Nous commençons alors (en tous cas moi) à reconnaître des éléments familiers – prise d’otages du vol Alger-Paris du 24 décembre 1994, noms des hommes politiques français de l’époque, ainsi que prémices du djihadisme tel qu’il frappera le sol français quelques années plus tard. Les personnages prennent aussi de l’envergure et une densité psychologique vraiment intéressante. Le personnage de Benlazar, bien sûr, mais aussi celui, singulier et attachant également, de Rémy de Bellevue, son supérieur, qui court après le temps qu’il lui reste. Le style est secondaire dans ce roman, l’intrigue prime sur la forme : on sent que Frédéric Paulin n’est pas là pour faire des phrases mais pour développer une démonstration longue et ambitieuse, un exposé politique et historique qui utilise les ressorts de la fiction pour mettre au jour les tenants et les aboutissants de l’inextricable situation franco-algérienne d’alors.

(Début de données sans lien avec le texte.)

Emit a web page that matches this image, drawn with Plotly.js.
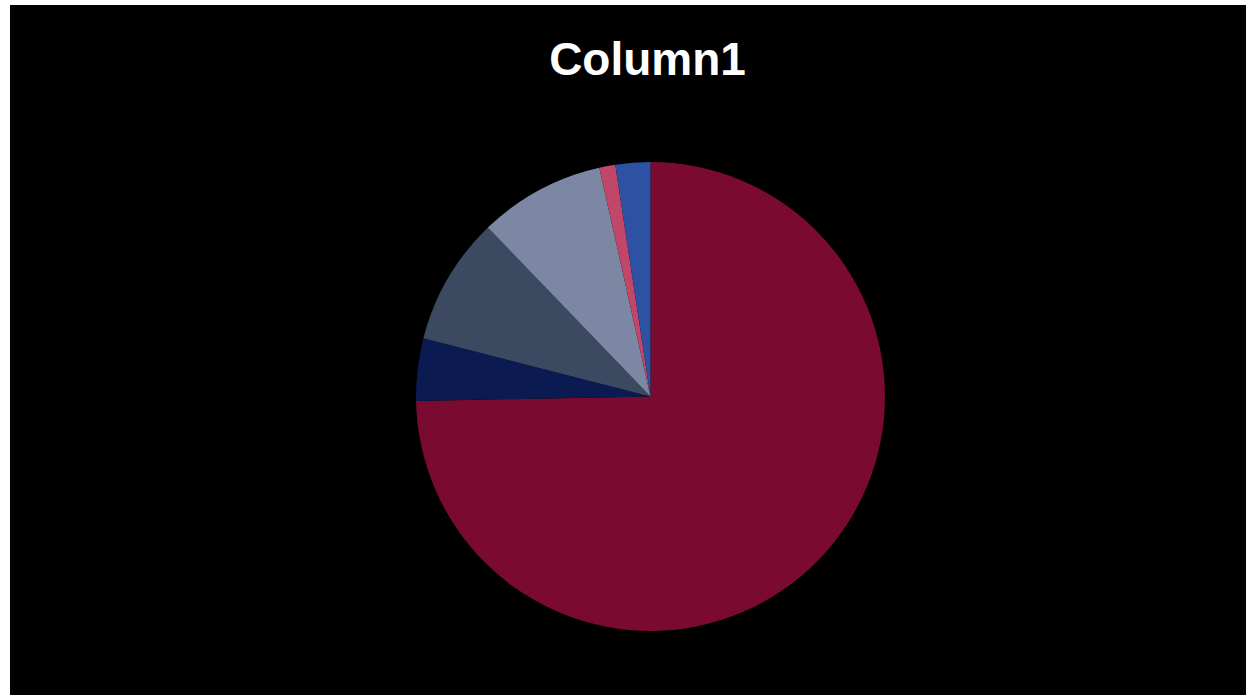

Il serait vain de tenter de résumer ce roman touffu, survolté, qui se lit pied au plancher et ne laisse aucune répit au lecteur, témoin d’un feu d’artifice narratif à chaque page. On dira qu’il se déroule comme un film d’action et d’espionnage et réserve des surprises en nombre, y compris dans la manière de narrer. Ainsi de ce décompte tendu avant l’explosion à Beyrouth, par exemple, ou de ce moment où dans l’obscurité un homme monte lentement à [leur] rencontre et qui augure du pire. J’ai été au départ un peu décontenancée par l’omniprésence des hommes dans ce récit où les femmes semblent tenir un rôle secondaire : chez les militaires, comme dans les services de renseignement, les représentantes du beau sexe ne sont pas légion et cette ambiance testostéronée m’a quelque peu laissée sur ma faim. Heureusement, dans la dernière partie du livre, c’est autour d’elles que va notamment tourner l’intrigue – ainsi des personnages de Fadoul ou de Gh’zala.

Frédéric Paulin livre également de très beaux passages sur les larmes des femmes pleurant leurs défunts et qui en disent long sur le courage et l’abnégation de ces dernières. Tragédies algériennes au parfum universel qui met les mères au premier plan – expression du chœur des souffrances abyssales et de l’absurdité crasse de la violence qui sont le lot de tout pays en guerre. Mais il ne s’agit pas de larmoyer, malgré tout. Les femmes dépeintes sont des combattantes et le propos de Frédéric Paulin fait signe du côté d’un féminisme bon teint qui met en lumière des femmes libres – ou qui désirent le devenir – aux prises avec un patriarcat rétrograde qui les enserre dans des rôles que certaines ne comptent plus tenir.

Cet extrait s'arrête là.